Jesús eucaristizado es envuelto en un fino lienzo y depositado en las manos del niño Tarsicio que solo tiene once años y es bien conocido en el grupo por su fe y su piedad; no se ha amilanado en la furia de la persecución por más que vio aquella noche cómo mataban al papa Esteban mientras hacía los misterios del Señor.
Por entre las alamedas del Tíber va como portador de Cristo, se sabe un sagrario vivo, es una sensación extraña en él –entre el gozo y el orgullo– que nunca había experimentado. Pasa, sin saludar, embelesado con su tesoro. Unos amigos le invitan a participar en el juego; Tarsicio rehúsa; ellos se le acercan; Tarsicio oprime el envoltorio; le hacen un cerco y llega la temida pregunta: «¿Qué llevas ahí? Queremos verlo». Aterrado quiere echar a correr, pero es tarde. Lo agarran y fuerzan a soltar el atadijo que cada vez agarra con más tesón y fuerza, lo zarandean y lo tiran al suelo, le dan pescozones y puntapiés pero no quiere por nada del mundo dejar al descubierto al Señor; entre las injurias y amenazas acompañadas de empellones y puños, Tarsicio sigue diciendo: «¡Jamás, jamás!». Uno de los que se han acercado al grupo del alboroto se hace cargo de la situación y dice: «Es un cristiano que lleva sortilegios a los presos». Pequeños y mayores emplean ahora, bajo excusa de la curiosidad, con furia y saña, palos y piedras.

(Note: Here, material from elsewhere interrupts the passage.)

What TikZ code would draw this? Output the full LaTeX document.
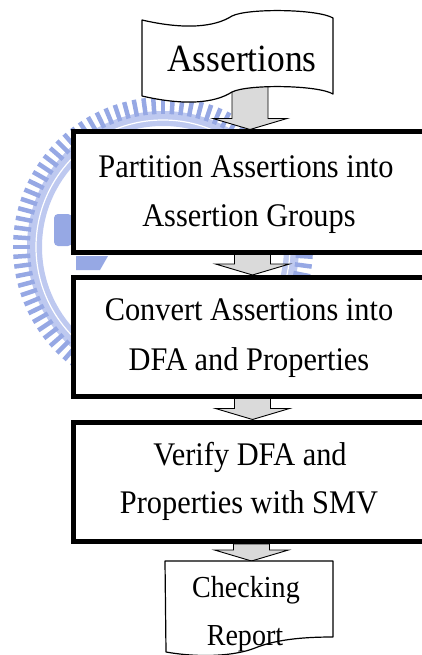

Recogieron el cuerpo destrozado de Tarsicio y lo enterraron en la catacumba de Calixto.
Cuando pasó la persecución, el papa Dámaso mandó poner sobre su tumba estos versos:
«Queriendo a san Tarsicio almas brutales
de Cristo el sacramento arrebatar,
su tierna vida prefirió entregar
antes que los misterios celestiales».